Los cacereños se acercaron ayer a la ermita de los Mártires para celebrar una tradición felizmente recuperada. De esta manera, el Paseo Alto vuelve a tener protagonismo. Muchas horas de mi infancia las pasé allí. Era llegar a los postes y comenzaba la libertad. La abuela te soltaba y podías corretear lo que quisieras, sin temer a los coches, que entonces no abundaban, pero asustaban mucho.

Subíamos la pequeña cuesta a la carrera para llegar a la bandeja, donde era posible cualquier clase de juego, comenzando por el fútbol. Fijábamos nuestra mirada en el soldado que se encerraba en la garita de vigilancia y de cuando en cuando escuchábamos el sonido de la corneta y a veces de la banda de música militar. Desahogados los primeros ardores era el momento de acercarse a la sartén no sin comprobar si los bancos de piedra que adornaban el camino eran consistentes.

A un lado y a otro la naturaleza en estado virgen se desparramaba por las laderas hasta el camino que rodea todo el parque. Nos asomábamos a las verjas del colegio de Auxilio Social y sin perder un instante nuestros pies estaban chapoteando en la fuente.

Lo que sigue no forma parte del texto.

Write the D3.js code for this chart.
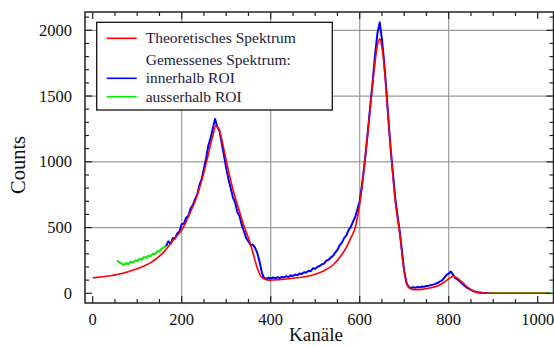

Si el paseo se celebraba durante la vacación de Semana Santa todo era más tranquilo, pues llevabas de acompañante al borrego adornado como un san Luis, con los madroños y las telas que había bordado tu madre y casi contabas los bocados de hierba que daba.

Otras veces ponías un poco de sal en tu mano y se la dabas a comer, pues decían que con esta práctica te seguiría hasta el fin del mundo. Antes de emprender el camino de vuelta era preciso coger algunas hojas de los grandísimos eucaliptos. Por la edad cambian las tendencias. Y un día la hierba se convirtió en tálamo y el paseo en aparcamiento de enamorados.